→ **Short problem**
Both the line containing "Rebuild this chart" and the line containing "from datetime import datetime, timedelta" belong in the copy, as do all lines between them, copied exactly; pictures do not.

→ **Data records**
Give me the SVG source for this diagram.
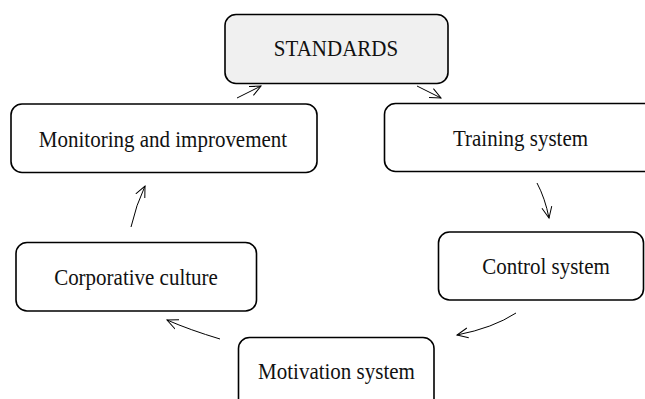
<svg xmlns="http://www.w3.org/2000/svg" width="645" height="399" viewBox="0 0 645 399">
<style>
.box{fill:#fff;stroke:#000;stroke-width:1.6}
.std{fill:#f0f0f0}
.lbl{font-family:"Liberation Serif","Times New Roman",serif;font-size:21px;fill:#111;text-anchor:middle}
.arr{fill:none;stroke:#000;stroke-width:1;marker-end:url(#ah)}
</style>
<defs>
<marker id="ah" markerUnits="userSpaceOnUse" markerWidth="13" markerHeight="13" refX="11" refY="6.5" orient="auto" viewBox="0 0 13 13">
<path d="M0,1.5 L11,6.5 L0,11.5" fill="none" stroke="#000" stroke-width="1"/>
</marker>
</defs>
<rect width="645" height="399" fill="#fff"/>
<g id="standards">
<rect class="box std" x="225" y="14.5" width="223" height="69" rx="11"/>
<text class="lbl" transform="translate(336,55.5) scale(1,1.12)">STANDARDS</text>
</g>
<g id="monitoring">
<rect class="box" x="11" y="104" width="306" height="68.5" rx="11"/>
<text class="lbl" transform="translate(163,146.5) scale(1,1.12)">Monitoring and improvement</text>
</g>
<g id="training">
<rect class="box" x="384.5" y="103.5" width="275" height="68" rx="11"/>
<text class="lbl" transform="translate(520.5,145.5) scale(1,1.12)">Training system</text>
</g>
<g id="control">
<rect class="box" x="438.5" y="232" width="205" height="68" rx="11"/>
<text class="lbl" transform="translate(546,273.5) scale(1,1.12)">Control system</text>
</g>
<g id="corporative">
<rect class="box" x="16" y="242.5" width="240.5" height="68.5" rx="11"/>
<text class="lbl" transform="translate(136,284.5) scale(1,1.12)">Corporative culture</text>
</g>
<g id="motivation">
<rect class="box" x="238.5" y="337.5" width="195.5" height="75" rx="11"/>
<text class="lbl" transform="translate(336.5,378.5) scale(1,1.12)">Motivation system</text>
</g>
<g id="connectors">
<path class="arr" d="M237,98 L261,86"/>
<path class="arr" d="M417,86 L441,98"/>
<path class="arr" d="M537,183 Q545,198 549,218"/>
<path class="arr" d="M516,313 Q493,328 457,335"/>
<path class="arr" d="M220,339 Q190,330 167,320"/>
<path class="arr" d="M131,227 Q136,205 145,186"/>
</g>
</svg>
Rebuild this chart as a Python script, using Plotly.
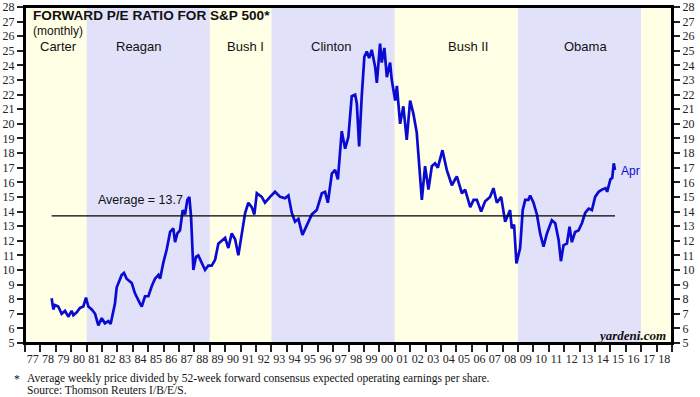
import plotly.graph_objects as go
from datetime import datetime, timedelta

# ---- data (decimal year, forward P/E) ----
pe_years = [
    1978.73, 1978.84, 1978.95, 1979.16, 1979.38, 1979.60, 1979.81, 1980.03, 1980.14, 1980.36,
    1980.57, 1980.79, 1980.96, 1981.11, 1981.33, 1981.55, 1981.76, 1981.98, 1982.19, 1982.41,
    1982.56, 1982.73, 1982.84, 1982.95, 1983.28, 1983.43, 1983.60, 1983.93, 1984.14, 1984.47,
    1984.58, 1984.79, 1985.01, 1985.23, 1985.44, 1985.66, 1985.77, 1985.98, 1986.20, 1986.42,
    1986.63, 1986.74, 1986.89, 1987.06, 1987.24, 1987.39, 1987.54, 1987.67, 1987.78, 1987.93,
    1988.10, 1988.25, 1988.47, 1988.69, 1988.90, 1989.12, 1989.34, 1989.55, 1989.99, 1990.20,
    1990.42, 1990.64, 1990.85, 1990.96, 1991.29, 1991.50, 1991.72, 1991.89, 1992.05, 1992.37,
    1992.58, 1992.91, 1993.23, 1993.56, 1993.88, 1994.10, 1994.32, 1994.53, 1994.75, 1995.01,
    1995.29, 1995.62, 1995.94, 1996.27, 1996.48, 1996.66, 1996.92, 1997.13, 1997.31, 1997.56,
    1997.78, 1997.99, 1998.21, 1998.43, 1998.54, 1998.69, 1998.86, 1999.03, 1999.19, 1999.34,
    1999.51, 1999.73, 1999.84, 2000.05, 2000.16, 2000.33, 2000.49, 2000.70, 2000.81, 2001.03,
    2001.14, 2001.35, 2001.56, 2001.78, 2002.00, 2002.21, 2002.43, 2002.65, 2002.76, 2002.97,
    2003.19, 2003.41, 2003.62, 2003.80, 2003.95, 2004.10, 2004.38, 2004.71, 2005.03, 2005.36,
    2005.57, 2005.90, 2006.12, 2006.33, 2006.61, 2006.87, 2007.19, 2007.41, 2007.63, 2007.91,
    2008.17, 2008.49, 2008.60, 2008.75, 2008.90, 2009.14, 2009.31, 2009.47, 2009.68, 2009.79,
    2010.01, 2010.23, 2010.44, 2010.66, 2010.88, 2011.20, 2011.42, 2011.64, 2011.79, 2011.96,
    2012.18, 2012.35, 2012.50, 2012.71, 2012.93, 2013.15, 2013.36, 2013.59, 2013.80, 2014.01,
    2014.24, 2014.45, 2014.68, 2014.79, 2015.00, 2015.12, 2015.22, 2015.30,
]
pe_values = [
    8.06, 7.3, 7.6, 7.5, 7.0, 7.2, 6.8, 7.2, 6.9, 7.1,
    7.4, 7.5, 8.1, 7.5, 7.3, 7.0, 6.2, 6.7, 6.35, 6.5,
    6.3, 7.1, 7.7, 8.8, 9.66, 9.8, 9.4, 9.1, 8.4, 7.7,
    7.5, 8.2, 8.2, 8.9, 9.4, 9.66, 9.4, 10.5, 11.4, 12.6,
    12.85, 11.9, 12.5, 12.7, 14.1, 13.8, 14.8, 15.0, 13.65, 10.0,
    10.9, 11.0, 10.5, 10.0, 10.3, 10.3, 10.7, 11.8, 12.2, 11.5,
    12.5, 12.1, 11.0, 11.8, 13.9, 14.6, 14.3, 13.8, 15.25, 15.0,
    14.6, 15.0, 15.35, 15.0, 14.9, 15.1, 13.9, 13.3, 13.5, 12.4,
    13.0, 13.8, 14.1, 15.25, 15.35, 14.6, 16.6, 16.85, 16.2, 19.5,
    18.3, 19.1, 21.9, 22.0, 21.4, 18.45, 21.9, 24.6, 24.95, 24.5,
    25.07, 23.9, 22.8, 25.5, 24.2, 25.2, 23.2, 24.2, 23.0, 21.6,
    22.6, 20.0, 21.2, 18.9, 21.6, 20.7, 19.4, 16.2, 14.8, 17.1,
    15.5, 17.1, 17.3, 17.0, 17.65, 18.2, 16.85, 15.8, 16.4, 15.25,
    15.5, 14.3, 14.8, 14.8, 14.0, 14.7, 15.0, 15.6, 14.6, 15.0,
    13.3, 14.1, 12.85, 13.1, 10.45, 11.5, 14.1, 14.8, 14.8, 15.1,
    14.6, 13.8, 12.5, 11.6, 12.5, 13.4, 13.2, 12.05, 10.6, 11.7,
    11.8, 12.96, 11.9, 12.6, 12.7, 13.2, 13.9, 14.2, 14.1, 15.0,
    15.35, 15.5, 15.6, 15.35, 16.2, 16.3, 17.3, 16.85,
]
average_value = 13.7

president_names = ["Carter", "Reagan", "Bush I", "Clinton", "Bush II", "Obama", ""]
president_start = [1977, 1981, 1989, 1993, 2001, 2009, 2017]
president_end = [1981, 1989, 1993, 2001, 2009, 2017, 2019]

y_ticks = list(range(5, 29))


def to_date(y):
    yr = int(y)
    return datetime(yr, 1, 1) + timedelta(days=(y - yr) * 365.25)


dates = [to_date(y) for y in pe_years]

# ---- layout geometry ----
W, H = 700, 397
L, R, T, B = 25, 28, 7, 54
PW = W - L - R
PH = H - T - B


def px(x):
    return (x - L) / PW


def py(y):
    return 1 - (y - T) / PH


YELLOW = "#FFFFE6"
BLUE = "#E1E1FA"
LINE = "#0A0AD2"
SERIF = "Liberation Serif"
SANS = "Liberation Sans"

fig = go.Figure()

fig.add_trace(go.Scatter(
    x=[dates[0], dates[-1]], y=[average_value, average_value],
    mode="lines", line=dict(color="black", width=1.2),
    yaxis="y2", showlegend=False, hoverinfo="skip"))

fig.add_trace(go.Scatter(
    x=dates, y=pe_values, mode="lines",
    line=dict(color=LINE, width=2.7), showlegend=False))

shapes = []
for i, (s, e) in enumerate(zip(president_start, president_end)):
    shapes.append(dict(type="rect", xref="x", yref="paper",
                       x0=datetime(s, 1, 1), x1=datetime(e, 1, 1), y0=0, y1=1,
                       fillcolor=YELLOW if i % 2 == 0 else BLUE,
                       line=dict(width=0), layer="below"))
# plot frame
shapes.append(dict(type="rect", xref="paper", yref="paper", x0=0, x1=1, y0=0, y1=1,
                   line=dict(color="black", width=2), fillcolor="rgba(0,0,0,0)",
                   layer="above"))

annotations = []
label_px = [58, 139, 245, 331, 468, 585]
for name, lx in zip(president_names, label_px):
    annotations.append(dict(text=name, x=px(lx), y=py(46),
                            xanchor="center", yanchor="middle",
                            font=dict(family=SANS, size=13, color="#111")))

annotations += [
    dict(text="<b>FORWARD P/E RATIO FOR S&P 500*</b>", x=px(31), y=py(15),
         xanchor="left", yanchor="middle", font=dict(family=SANS, size=13.6, color="#111")),
    dict(text="(monthly)", x=px(31), y=py(31), xanchor="left", yanchor="middle",
         font=dict(family=SANS, size=12, color="#111")),
    dict(text=f"Average = {average_value}", x=px(96), y=py(200), xanchor="left",
         yanchor="middle", font=dict(family=SANS, size=12.5, color="#111")),
    dict(text="Apr", x=px(619), y=py(171), xanchor="left", yanchor="middle",
         font=dict(family=SANS, size=12, color=LINE)),
    dict(text="<b><i>yardeni.com</i></b>", x=px(668), y=py(335), xanchor="right",
         yanchor="middle", font=dict(family=SERIF, size=13, color="#111")),
    dict(text="*", x=px(12), y=py(379), xanchor="left", yanchor="middle",
         font=dict(family=SERIF, size=11.5, color="#111")),
    dict(text="Average weekly price divided by 52-week forward consensus expected operating earnings per share.",
         x=px(25), y=py(378), xanchor="left", yanchor="middle",
         font=dict(family=SERIF, size=11.5, color="#111")),
    dict(text="Source: Thomson Reuters I/B/E/S.", x=px(25), y=py(390),
         xanchor="left", yanchor="middle", font=dict(family=SERIF, size=11.5, color="#111")),
]
for a in annotations:
    a.setdefault("xref", "paper")
    a.setdefault("yref", "paper")
    a.setdefault("showarrow", False)

yax = dict(range=[5, 28], tickvals=y_ticks, ticks="outside", ticklen=6, tickwidth=1.5,
           tickcolor="#222", showgrid=False, zeroline=False, showline=True,
           linecolor="black", linewidth=2, fixedrange=True, automargin=False,
           tickfont=dict(family=SERIF, size=12, color="#222"))

fig.update_layout(
    width=W, height=H,
    margin=dict(l=L, r=R, t=T, b=B, pad=0, autoexpand=False),
    paper_bgcolor="white", plot_bgcolor="white",
    shapes=shapes, annotations=annotations,
    xaxis=dict(type="date", range=[datetime(1977, 1, 1), datetime(2019, 1, 1)],
               tick0="1977-01-01", dtick="M12", tickformat="%y", ticklabelmode="period",
               ticks="outside", ticklen=7, tickwidth=1.5, tickcolor="#222",
               showgrid=False, zeroline=False, showline=True, linecolor="black",
               linewidth=2, mirror=True, ticklabelstandoff=-3, automargin=False,
               fixedrange=True, tickfont=dict(family=SERIF, size=12, color="#222")),
    yaxis=dict(side="left", **yax),
    yaxis2=dict(side="right", overlaying="y", matches="y", **yax),
    showlegend=False,
)

fig.write_html("out.html", config={"displayModeBar": False},
               post_script="document.body.style.margin='0';document.body.style.padding='0';")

→ **Full answer**
Rebuild this chart as a Python script, using Plotly.
import plotly.graph_objects as go
from datetime import datetime, timedelta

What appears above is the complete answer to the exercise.